• **Information shown**:
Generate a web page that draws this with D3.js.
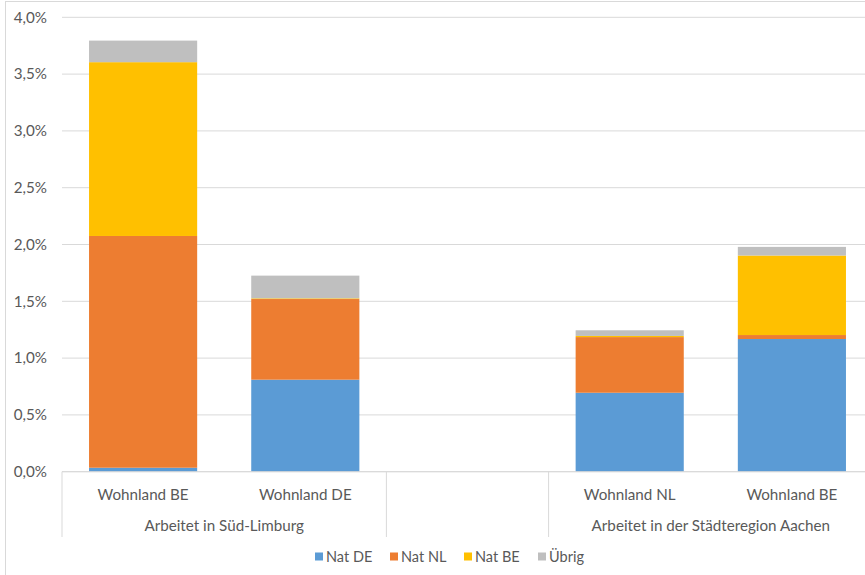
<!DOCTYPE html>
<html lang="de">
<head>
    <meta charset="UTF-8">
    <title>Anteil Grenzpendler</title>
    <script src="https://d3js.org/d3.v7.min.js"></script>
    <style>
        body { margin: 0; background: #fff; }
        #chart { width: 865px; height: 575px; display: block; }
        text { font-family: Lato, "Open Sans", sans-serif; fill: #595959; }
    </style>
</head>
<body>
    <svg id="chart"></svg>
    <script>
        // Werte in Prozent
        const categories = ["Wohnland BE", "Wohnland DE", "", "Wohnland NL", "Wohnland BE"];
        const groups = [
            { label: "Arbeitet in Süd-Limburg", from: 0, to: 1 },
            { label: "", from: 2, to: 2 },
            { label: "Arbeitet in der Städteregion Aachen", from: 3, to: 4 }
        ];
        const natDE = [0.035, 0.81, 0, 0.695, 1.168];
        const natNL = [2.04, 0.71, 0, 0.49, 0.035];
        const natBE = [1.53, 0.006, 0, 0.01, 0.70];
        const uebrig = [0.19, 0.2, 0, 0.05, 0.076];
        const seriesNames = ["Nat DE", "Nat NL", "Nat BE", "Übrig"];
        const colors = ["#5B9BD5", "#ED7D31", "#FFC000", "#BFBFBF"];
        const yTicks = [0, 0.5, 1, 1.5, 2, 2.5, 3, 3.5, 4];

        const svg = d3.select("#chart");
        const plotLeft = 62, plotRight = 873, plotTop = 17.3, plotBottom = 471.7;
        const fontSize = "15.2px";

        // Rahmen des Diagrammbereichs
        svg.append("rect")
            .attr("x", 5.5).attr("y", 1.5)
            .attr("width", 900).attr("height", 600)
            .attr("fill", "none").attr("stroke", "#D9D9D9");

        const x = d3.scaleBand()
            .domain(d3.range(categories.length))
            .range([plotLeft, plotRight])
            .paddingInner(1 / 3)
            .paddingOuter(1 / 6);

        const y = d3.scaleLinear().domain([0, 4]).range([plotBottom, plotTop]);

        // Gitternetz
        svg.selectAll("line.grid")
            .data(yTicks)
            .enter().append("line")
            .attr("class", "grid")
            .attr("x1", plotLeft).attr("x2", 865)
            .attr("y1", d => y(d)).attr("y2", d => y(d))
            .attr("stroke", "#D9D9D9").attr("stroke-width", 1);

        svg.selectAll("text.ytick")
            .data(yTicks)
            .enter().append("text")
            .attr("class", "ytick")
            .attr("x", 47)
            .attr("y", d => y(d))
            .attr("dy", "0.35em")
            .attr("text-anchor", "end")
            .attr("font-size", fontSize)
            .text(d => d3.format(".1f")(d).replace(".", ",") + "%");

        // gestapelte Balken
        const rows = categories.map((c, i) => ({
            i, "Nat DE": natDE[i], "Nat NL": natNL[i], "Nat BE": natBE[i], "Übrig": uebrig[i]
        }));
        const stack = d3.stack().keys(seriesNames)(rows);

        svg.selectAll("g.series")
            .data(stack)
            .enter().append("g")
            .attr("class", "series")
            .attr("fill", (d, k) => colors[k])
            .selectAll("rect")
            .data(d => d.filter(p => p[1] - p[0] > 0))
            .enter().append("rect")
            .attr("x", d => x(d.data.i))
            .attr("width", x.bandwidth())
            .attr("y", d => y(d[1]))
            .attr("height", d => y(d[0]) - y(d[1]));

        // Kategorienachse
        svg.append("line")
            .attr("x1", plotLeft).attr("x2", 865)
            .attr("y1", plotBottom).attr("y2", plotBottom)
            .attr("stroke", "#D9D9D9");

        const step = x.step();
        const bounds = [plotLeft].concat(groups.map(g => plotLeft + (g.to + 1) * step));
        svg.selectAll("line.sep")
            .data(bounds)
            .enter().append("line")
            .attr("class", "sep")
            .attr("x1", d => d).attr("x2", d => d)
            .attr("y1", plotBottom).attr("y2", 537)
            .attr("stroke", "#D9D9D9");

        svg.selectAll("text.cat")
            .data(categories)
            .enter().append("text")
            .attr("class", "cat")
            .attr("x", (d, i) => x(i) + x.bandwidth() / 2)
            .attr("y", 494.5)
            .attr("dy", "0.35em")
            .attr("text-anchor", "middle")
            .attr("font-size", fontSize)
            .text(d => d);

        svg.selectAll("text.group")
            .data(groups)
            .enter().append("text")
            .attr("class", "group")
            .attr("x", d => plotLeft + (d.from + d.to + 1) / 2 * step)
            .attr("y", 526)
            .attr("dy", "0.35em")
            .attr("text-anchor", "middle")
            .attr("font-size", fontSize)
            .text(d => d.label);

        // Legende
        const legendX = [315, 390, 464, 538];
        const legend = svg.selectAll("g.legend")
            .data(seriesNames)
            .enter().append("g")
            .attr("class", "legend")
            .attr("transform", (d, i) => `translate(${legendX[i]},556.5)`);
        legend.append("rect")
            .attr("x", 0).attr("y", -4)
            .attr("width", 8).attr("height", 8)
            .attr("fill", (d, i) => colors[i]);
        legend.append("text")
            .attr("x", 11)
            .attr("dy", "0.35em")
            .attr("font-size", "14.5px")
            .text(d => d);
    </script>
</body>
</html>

• **Task**: Return exactly what appears from the opening line of the material through the line with "d3.scaleLinear().domain([0, 4]).range([plotBottom, plotTop]);", apart from the pictures.

• **Exercise result**:
Generate a web page that draws this with D3.js.
<!DOCTYPE html>
<html lang="de">
<head>
    <meta charset="UTF-8">
    <title>Anteil Grenzpendler</title>
    <script src="https://d3js.org/d3.v7.min.js"></script>
    <style>
        body { margin: 0; background: #fff; }
        #chart { width: 865px; height: 575px; display: block; }
        text { font-family: Lato, "Open Sans", sans-serif; fill: #595959; }
    </style>
</head>
<body>
    <svg id="chart"></svg>
    <script>
        // Werte in Prozent
        const categories = ["Wohnland BE", "Wohnland DE", "", "Wohnland NL", "Wohnland BE"];
        const groups = [
            { label: "Arbeitet in Süd-Limburg", from: 0, to: 1 },
            { label: "", from: 2, to: 2 },
            { label: "Arbeitet in der Städteregion Aachen", from: 3, to: 4 }
        ];
        const natDE = [0.035, 0.81, 0, 0.695, 1.168];
        const natNL = [2.04, 0.71, 0, 0.49, 0.035];
        const natBE = [1.53, 0.006, 0, 0.01, 0.70];
        const uebrig = [0.19, 0.2, 0, 0.05, 0.076];
        const seriesNames = ["Nat DE", "Nat NL", "Nat BE", "Übrig"];
        const colors = ["#5B9BD5", "#ED7D31", "#FFC000", "#BFBFBF"];
        const yTicks = [0, 0.5, 1, 1.5, 2, 2.5, 3, 3.5, 4];

        const svg = d3.select("#chart");
        const plotLeft = 62, plotRight = 873, plotTop = 17.3, plotBottom = 471.7;
        const fontSize = "15.2px";

        // Rahmen des Diagrammbereichs
        svg.append("rect")
            .attr("x", 5.5).attr("y", 1.5)
            .attr("width", 900).attr("height", 600)
            .attr("fill", "none").attr("stroke", "#D9D9D9");

        const x = d3.scaleBand()
            .domain(d3.range(categories.length))
            .range([plotLeft, plotRight])
            .paddingInner(1 / 3)
            .paddingOuter(1 / 6);

        const y = d3.scaleLinear().domain([0, 4]).range([plotBottom, plotTop]);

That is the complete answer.